Reply with one number only, the count of lines holding the string "size".
+++ GIVEN MATERIAL +++
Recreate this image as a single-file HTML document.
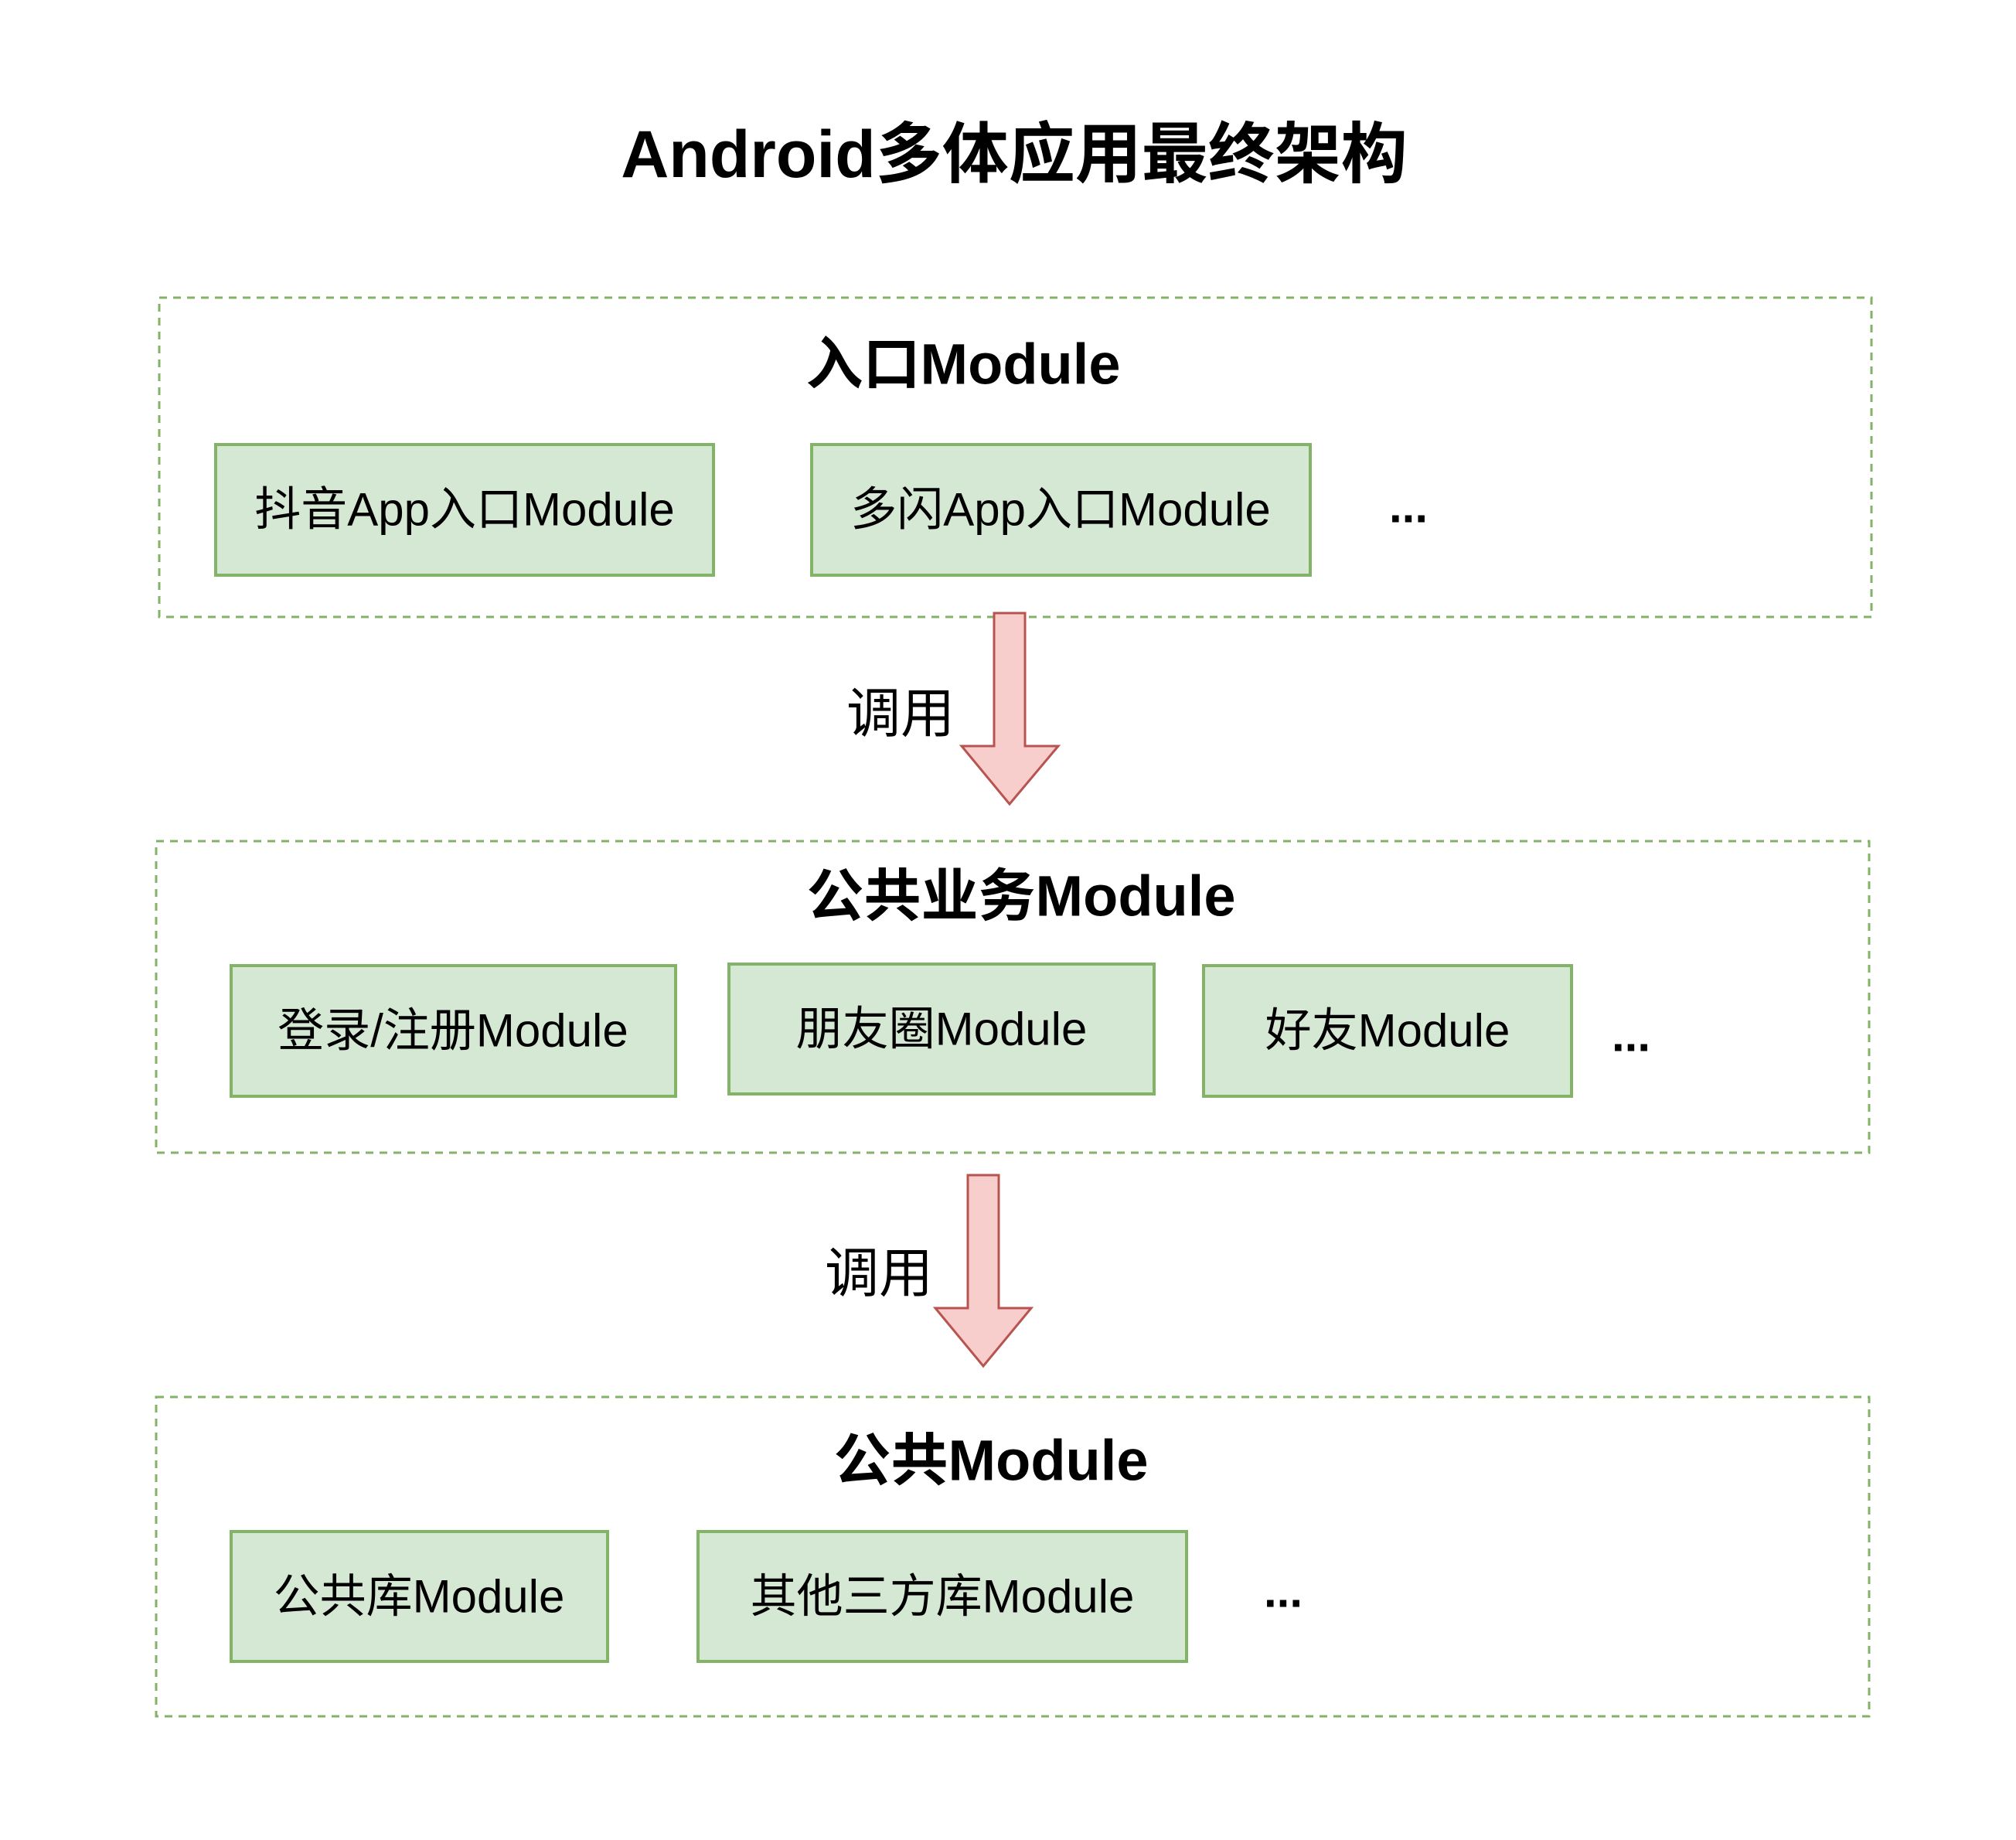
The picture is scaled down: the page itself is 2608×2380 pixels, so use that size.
<!DOCTYPE html>
<html><head><meta charset="utf-8"><style>html,body{margin:0;padding:0;background:#fff}svg{display:block}</style></head>
<body>
<svg width="2608" height="2380" viewBox="0 0 2608 2380" xmlns="http://www.w3.org/2000/svg" font-family="'Liberation Sans','Noto Sans CJK SC',sans-serif">
<rect width="2608" height="2380" fill="#fff"/>
<text x="1312" y="200" font-size="86" font-weight="bold" text-anchor="middle" dominant-baseline="central" fill="#000">Android多体应用最终架构</text>
<g fill="none" stroke="#82b366" stroke-width="3" stroke-dasharray="10 8">
<rect x="206" y="385" width="2215" height="413"/>
<rect x="202" y="1088" width="2216" height="403"/>
<rect x="202" y="1807" width="2216" height="413"/>
</g>
<g font-weight="bold" font-size="74" text-anchor="middle" dominant-baseline="central" fill="#000">
<text x="1246" y="471">入口Module</text>
<text x="1321" y="1159">公共业务Module</text>
<text x="1282" y="1889">公共Module</text>
</g>
<g fill="#d5e8d4" stroke="#82b366" stroke-width="4">
<rect x="279" y="575" width="644" height="169"/>
<rect x="1050" y="575" width="645" height="169"/>
<rect x="299" y="1249" width="575" height="169"/>
<rect x="943" y="1247" width="550" height="168"/>
<rect x="1557" y="1249" width="476" height="169"/>
<rect x="299" y="1981" width="487" height="168"/>
<rect x="903" y="1981" width="632" height="168"/>
</g>
<g font-size="60" text-anchor="middle" dominant-baseline="central" fill="#000">
<text x="601" y="659">抖音App入口Module</text>
<text x="1372" y="659">多闪App入口Module</text>
<text x="586" y="1333">登录/注册Module</text>
<text x="1218" y="1331">朋友圈Module</text>
<text x="1795" y="1333">好友Module</text>
<text x="542" y="2065">公共库Module</text>
<text x="1219" y="2065">其他三方库Module</text>
<text x="1165" y="923" font-size="70">调用</text>
<text x="1137" y="1647" font-size="70">调用</text>
</g>
<g font-size="60" font-weight="bold" text-anchor="middle" dominant-baseline="central" fill="#000">
<text x="1822" y="655">...</text>
<text x="2110" y="1339">...</text>
<text x="1660" y="2058">...</text>
</g>
<g fill="#f8cecc" stroke="#b85450" stroke-width="3">
<path d="M1286 793 H1326 V965 H1369 L1306 1040 L1244 965 H1286 Z"/>
<path d="M1252 1520 H1292 V1692 H1334 L1272 1767 L1210 1692 H1252 Z"/>
</g>
</svg>
</body></html>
+++
**EXERCISE ANSWER**
7